GOAL ▸ Can you write out all the lines word for word, with no pictures?
•••
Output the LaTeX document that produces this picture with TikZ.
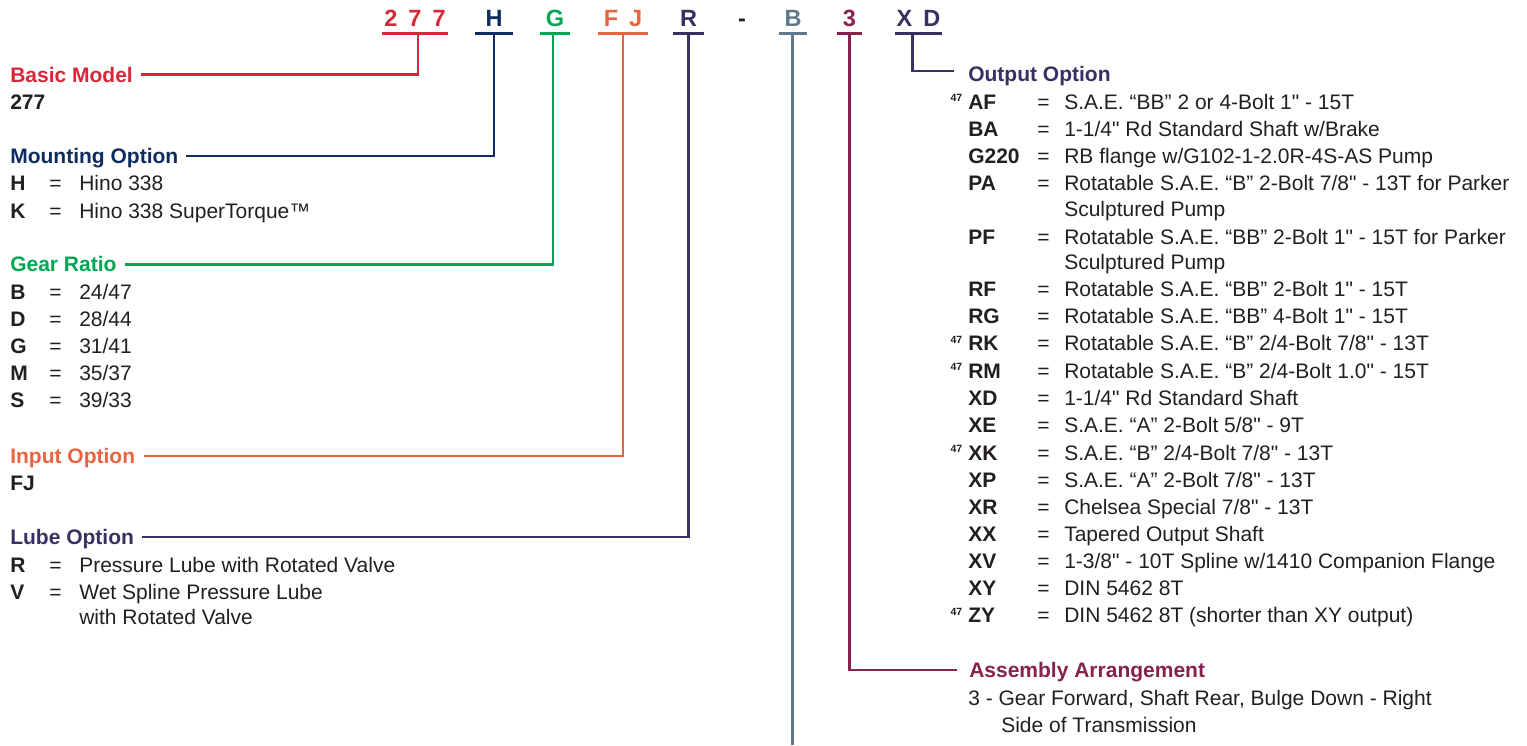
\documentclass[tikz,border=0pt]{standalone}
\usepackage{fontspec}
\newfontfamily\diafont{Liberation Sans}
\definecolor{ink}{RGB}{35,31,32}
\definecolor{modelred}{RGB}{214,40,57}
\definecolor{mountblue}{RGB}{14,44,96}
\definecolor{geargreen}{RGB}{0,166,81}
\definecolor{inputorange}{RGB}{232,100,64}
\definecolor{lubepurple}{RGB}{58,47,97}
\definecolor{slate}{RGB}{96,120,140}
\definecolor{arrmaroon}{RGB}{134,34,76}
\newcommand{\lrow}[2]{\makebox[39pt][l]{\bfseries #1}\makebox[30pt][l]{=}#2}
\newcommand{\orow}[2]{\makebox[69pt][l]{\bfseries #1}\makebox[27pt][l]{=}#2}
\newcommand{\nsup}{\llap{\raisebox{7.5pt}{\fontsize{10.5}{10}\selectfont\bfseries 47}\hspace{6pt}}}

\begin{document}
\begin{tikzpicture}[x=1pt,y=-1pt,line width=2.6pt,
  code/.style={font={\diafont\fontsize{23.5}{23}\selectfont\bfseries},anchor=base,inner xsep=0pt,inner ysep=5.5pt,text height=16.7pt,text depth=0pt},
  head/.style={font={\diafont\fontsize{21}{21}\selectfont\bfseries},anchor=west,inner sep=0pt,text height=15pt,text depth=0pt},
  item/.style={font={\diafont\fontsize{21}{21}\selectfont},anchor=west,inner sep=0pt,text height=15pt,text depth=0pt,text=ink}]
\useasboundingbox (0,0) rectangle (1527,745);
%\draw[help lines] (0,0) grid[xstep=50,ystep=50] (1527,745); %background grid

% model code
\node[code,text=modelred,minimum width=63pt] (c277) at (415,26.7) {2\hspace{11pt}7\hspace{11pt}7};
\node[code,text=mountblue,minimum width=36pt] (cH) at (494,26.7) {H};
\node[code,text=geargreen,minimum width=27pt] (cG) at (555,26.7) {G};
\node[code,text=inputorange,minimum width=48pt] (cFJ) at (623,26.7) {F\hspace{11pt}J};
\node[code,text=lubepurple,minimum width=28.5pt] (cR) at (688.5,26.7) {R};
\node[code,text=ink] (cdash) at (742,26.7) {-};
\node[code,text=slate,minimum width=26pt] (cB) at (793,26.7) {B};
\node[code,text=arrmaroon,minimum width=23pt] (c3) at (849.5,26.7) {3};
\node[code,text=lubepurple,minimum width=45pt] (cXD) at (918.5,26.7) {X\hspace{11pt}D};
\draw[modelred] (c277.south west) -- (c277.south east);
\draw[mountblue] (cH.south west) -- (cH.south east);
\draw[geargreen] (cG.south west) -- (cG.south east);
\draw[inputorange] (cFJ.south west) -- (cFJ.south east);
\draw[lubepurple] (cR.south west) -- (cR.south east);
\draw[slate] (cB.south west) -- (cB.south east);
\draw[arrmaroon] (c3.south west) -- (c3.south east);
\draw[lubepurple] (cXD.south west) -- (cXD.south east);

% left column
\node[head,text=modelred] (basic) at (9,74.5) {Basic Model};
\node[item] (n277) at (9,101.7) {\textbf{277}};

\node[head,text=mountblue] (mount) at (9,156) {Mounting Option};
\node[item] (mH) at (9,183.3) {\lrow{H}{Hino 338}};
\node[item] (mK) at (9,211) {\lrow{K}{Hino 338 SuperTorque™}};

\node[head,text=geargreen] (gear) at (9,264.3) {Gear Ratio};
\node[item] (gB) at (9,292) {\lrow{B}{24/47}};
\node[item] (gD) at (9,319) {\lrow{D}{28/44}};
\node[item] (gG) at (9,346) {\lrow{G}{31/41}};
\node[item] (gM) at (9,373) {\lrow{M}{35/37}};
\node[item] (gS) at (9,400) {\lrow{S}{39/33}};

\node[head,text=inputorange] (input) at (9,456) {Input Option};
\node[item] (nFJ) at (9,483) {\textbf{FJ}};

\node[head,text=lubepurple] (lube) at (9,537) {Lube Option};
\node[item] (lR) at (9,565) {\lrow{R}{Pressure Lube with Rotated Valve}};
\node[item] (lV) at (9,592) {\lrow{V}{Wet Spline Pressure Lube}};
\node[item] (lV2) at (78,617) {with Rotated Valve};

% right column
\node[head,text=lubepurple] (output) at (967,74) {Output Option};
\node[item] (oAF) at (967,101.7) {\nsup\orow{AF}{S.A.E. “BB” 2 or 4-Bolt 1" - 15T}};
\node[item] (oBA) at (967,128.5) {\orow{BA}{1-1/4" Rd Standard Shaft w/Brake}};
\node[item] (oG) at (967,156) {\orow{G220}{RB flange w/G102-1-2.0R-4S-AS Pump}};
\node[item] (oPA) at (967,183) {\orow{PA}{Rotatable S.A.E. “B” 2-Bolt 7/8" - 13T for Parker}};
\node[item] (oPA2) at (1063,209) {Sculptured Pump};
\node[item] (oPF) at (967,236.5) {\orow{PF}{Rotatable S.A.E. “BB” 2-Bolt 1" - 15T for Parker}};
\node[item] (oPF2) at (1063,262) {Sculptured Pump};
\node[item] (oRF) at (967,288.5) {\orow{RF}{Rotatable S.A.E. “BB” 2-Bolt 1" - 15T}};
\node[item] (oRG) at (967,315.5) {\orow{RG}{Rotatable S.A.E. “BB” 4-Bolt 1" - 15T}};
\node[item] (oRK) at (967,343) {\nsup\orow{RK}{Rotatable S.A.E. “B” 2/4-Bolt 7/8" - 13T}};
\node[item] (oRM) at (967,370.5) {\nsup\orow{RM}{Rotatable S.A.E. “B” 2/4-Bolt 1.0" - 15T}};
\node[item] (oXD) at (967,398) {\orow{XD}{1-1/4" Rd Standard Shaft}};
\node[item] (oXE) at (967,425) {\orow{XE}{S.A.E. “A” 2-Bolt 5/8" - 9T}};
\node[item] (oXK) at (967,452.5) {\nsup\orow{XK}{S.A.E. “B” 2/4-Bolt 7/8" - 13T}};
\node[item] (oXP) at (967,480) {\orow{XP}{S.A.E. “A” 2-Bolt 7/8" - 13T}};
\node[item] (oXR) at (967,507) {\orow{XR}{Chelsea Special 7/8" - 13T}};
\node[item] (oXX) at (967,534) {\orow{XX}{Tapered Output Shaft}};
\node[item] (oXV) at (967,561) {\orow{XV}{1-3/8" - 10T Spline w/1410 Companion Flange}};
\node[item] (oXY) at (967,588) {\orow{XY}{DIN 5462 8T}};
\node[item] (oZY) at (967,615) {\nsup\orow{ZY}{DIN 5462 8T (shorter than XY output)}};

\node[head,text=arrmaroon] (assembly) at (968,670) {Assembly Arrangement};
\node[item] (a3) at (967,697.5) {3 - Gear Forward, Shaft Rear, Bulge Down - Right};
\node[item] (a3b) at (1000,725) {Side of Transmission};

% connectors
\draw[modelred] ([xshift=3pt]c277.south) |- ([xshift=7pt]basic.east);
\draw[mountblue] (cH.south) |- ([xshift=6pt]mount.east);
\draw[geargreen] ([xshift=-2pt]cG.south) |- ([xshift=7pt]gear.east);
\draw[inputorange] (cFJ.south) |- ([xshift=8pt]input.east);
\draw[lubepurple] (cR.south) |- ([xshift=7pt]lube.east);
\coordinate (bend) at (792.5,745);
\draw[slate] ([xshift=-0.5pt]cB.south) -- (bend);
\draw[arrmaroon] (c3.south) |- ([xshift=-11pt]assembly.west);
\draw[lubepurple] ([xshift=-6pt]cXD.south) |- ([xshift=-13pt,yshift=3pt]output.west);
\end{tikzpicture}
\end{document}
•••
EXERCISE RESULT ▸
Output the LaTeX document that produces this picture with TikZ.
\documentclass[tikz,border=0pt]{standalone}
\usepackage{fontspec}
\newfontfamily\diafont{Liberation Sans}
\definecolor{ink}{RGB}{35,31,32}
\definecolor{modelred}{RGB}{214,40,57}
\definecolor{mountblue}{RGB}{14,44,96}
\definecolor{geargreen}{RGB}{0,166,81}
\definecolor{inputorange}{RGB}{232,100,64}
\definecolor{lubepurple}{RGB}{58,47,97}
\definecolor{slate}{RGB}{96,120,140}
\definecolor{arrmaroon}{RGB}{134,34,76}
\newcommand{\lrow}[2]{\makebox[39pt][l]{\bfseries #1}\makebox[30pt][l]{=}#2}
\newcommand{\orow}[2]{\makebox[69pt][l]{\bfseries #1}\makebox[27pt][l]{=}#2}
\newcommand{\nsup}{\llap{\raisebox{7.5pt}{\fontsize{10.5}{10}\selectfont\bfseries 47}\hspace{6pt}}}

\begin{document}
\begin{tikzpicture}[x=1pt,y=-1pt,line width=2.6pt,
  code/.style={font={\diafont\fontsize{23.5}{23}\selectfont\bfseries},anchor=base,inner xsep=0pt,inner ysep=5.5pt,text height=16.7pt,text depth=0pt},
  head/.style={font={\diafont\fontsize{21}{21}\selectfont\bfseries},anchor=west,inner sep=0pt,text height=15pt,text depth=0pt},
  item/.style={font={\diafont\fontsize{21}{21}\selectfont},anchor=west,inner sep=0pt,text height=15pt,text depth=0pt,text=ink}]
\useasboundingbox (0,0) rectangle (1527,745);
%\draw[help lines] (0,0) grid[xstep=50,ystep=50] (1527,745); %background grid

% model code
\node[code,text=modelred,minimum width=63pt] (c277) at (415,26.7) {2\hspace{11pt}7\hspace{11pt}7};
\node[code,text=mountblue,minimum width=36pt] (cH) at (494,26.7) {H};
\node[code,text=geargreen,minimum width=27pt] (cG) at (555,26.7) {G};
\node[code,text=inputorange,minimum width=48pt] (cFJ) at (623,26.7) {F\hspace{11pt}J};
\node[code,text=lubepurple,minimum width=28.5pt] (cR) at (688.5,26.7) {R};
\node[code,text=ink] (cdash) at (742,26.7) {-};
\node[code,text=slate,minimum width=26pt] (cB) at (793,26.7) {B};
\node[code,text=arrmaroon,minimum width=23pt] (c3) at (849.5,26.7) {3};
\node[code,text=lubepurple,minimum width=45pt] (cXD) at (918.5,26.7) {X\hspace{11pt}D};
\draw[modelred] (c277.south west) -- (c277.south east);
\draw[mountblue] (cH.south west) -- (cH.south east);
\draw[geargreen] (cG.south west) -- (cG.south east);
\draw[inputorange] (cFJ.south west) -- (cFJ.south east);
\draw[lubepurple] (cR.south west) -- (cR.south east);
\draw[slate] (cB.south west) -- (cB.south east);
\draw[arrmaroon] (c3.south west) -- (c3.south east);
\draw[lubepurple] (cXD.south west) -- (cXD.south east);

% left column
\node[head,text=modelred] (basic) at (9,74.5) {Basic Model};
\node[item] (n277) at (9,101.7) {\textbf{277}};

\node[head,text=mountblue] (mount) at (9,156) {Mounting Option};
\node[item] (mH) at (9,183.3) {\lrow{H}{Hino 338}};
\node[item] (mK) at (9,211) {\lrow{K}{Hino 338 SuperTorque™}};

\node[head,text=geargreen] (gear) at (9,264.3) {Gear Ratio};
\node[item] (gB) at (9,292) {\lrow{B}{24/47}};
\node[item] (gD) at (9,319) {\lrow{D}{28/44}};
\node[item] (gG) at (9,346) {\lrow{G}{31/41}};
\node[item] (gM) at (9,373) {\lrow{M}{35/37}};
\node[item] (gS) at (9,400) {\lrow{S}{39/33}};

\node[head,text=inputorange] (input) at (9,456) {Input Option};
\node[item] (nFJ) at (9,483) {\textbf{FJ}};

\node[head,text=lubepurple] (lube) at (9,537) {Lube Option};
\node[item] (lR) at (9,565) {\lrow{R}{Pressure Lube with Rotated Valve}};
\node[item] (lV) at (9,592) {\lrow{V}{Wet Spline Pressure Lube}};
\node[item] (lV2) at (78,617) {with Rotated Valve};

% right column
\node[head,text=lubepurple] (output) at (967,74) {Output Option};
\node[item] (oAF) at (967,101.7) {\nsup\orow{AF}{S.A.E. “BB” 2 or 4-Bolt 1" - 15T}};
\node[item] (oBA) at (967,128.5) {\orow{BA}{1-1/4" Rd Standard Shaft w/Brake}};
\node[item] (oG) at (967,156) {\orow{G220}{RB flange w/G102-1-2.0R-4S-AS Pump}};
\node[item] (oPA) at (967,183) {\orow{PA}{Rotatable S.A.E. “B” 2-Bolt 7/8" - 13T for Parker}};
\node[item] (oPA2) at (1063,209) {Sculptured Pump};
\node[item] (oPF) at (967,236.5) {\orow{PF}{Rotatable S.A.E. “BB” 2-Bolt 1" - 15T for Parker}};
\node[item] (oPF2) at (1063,262) {Sculptured Pump};
\node[item] (oRF) at (967,288.5) {\orow{RF}{Rotatable S.A.E. “BB” 2-Bolt 1" - 15T}};
\node[item] (oRG) at (967,315.5) {\orow{RG}{Rotatable S.A.E. “BB” 4-Bolt 1" - 15T}};
\node[item] (oRK) at (967,343) {\nsup\orow{RK}{Rotatable S.A.E. “B” 2/4-Bolt 7/8" - 13T}};
\node[item] (oRM) at (967,370.5) {\nsup\orow{RM}{Rotatable S.A.E. “B” 2/4-Bolt 1.0" - 15T}};
\node[item] (oXD) at (967,398) {\orow{XD}{1-1/4" Rd Standard Shaft}};
\node[item] (oXE) at (967,425) {\orow{XE}{S.A.E. “A” 2-Bolt 5/8" - 9T}};
\node[item] (oXK) at (967,452.5) {\nsup\orow{XK}{S.A.E. “B” 2/4-Bolt 7/8" - 13T}};
\node[item] (oXP) at (967,480) {\orow{XP}{S.A.E. “A” 2-Bolt 7/8" - 13T}};
\node[item] (oXR) at (967,507) {\orow{XR}{Chelsea Special 7/8" - 13T}};
\node[item] (oXX) at (967,534) {\orow{XX}{Tapered Output Shaft}};
\node[item] (oXV) at (967,561) {\orow{XV}{1-3/8" - 10T Spline w/1410 Companion Flange}};
\node[item] (oXY) at (967,588) {\orow{XY}{DIN 5462 8T}};
\node[item] (oZY) at (967,615) {\nsup\orow{ZY}{DIN 5462 8T (shorter than XY output)}};

\node[head,text=arrmaroon] (assembly) at (968,670) {Assembly Arrangement};
\node[item] (a3) at (967,697.5) {3 - Gear Forward, Shaft Rear, Bulge Down - Right};
\node[item] (a3b) at (1000,725) {Side of Transmission};

% connectors
\draw[modelred] ([xshift=3pt]c277.south) |- ([xshift=7pt]basic.east);
\draw[mountblue] (cH.south) |- ([xshift=6pt]mount.east);
\draw[geargreen] ([xshift=-2pt]cG.south) |- ([xshift=7pt]gear.east);
\draw[inputorange] (cFJ.south) |- ([xshift=8pt]input.east);
\draw[lubepurple] (cR.south) |- ([xshift=7pt]lube.east);
\coordinate (bend) at (792.5,745);
\draw[slate] ([xshift=-0.5pt]cB.south) -- (bend);
\draw[arrmaroon] (c3.south) |- ([xshift=-11pt]assembly.west);
\draw[lubepurple] ([xshift=-6pt]cXD.south) |- ([xshift=-13pt,yshift=3pt]output.west);
\end{tikzpicture}
\end{document}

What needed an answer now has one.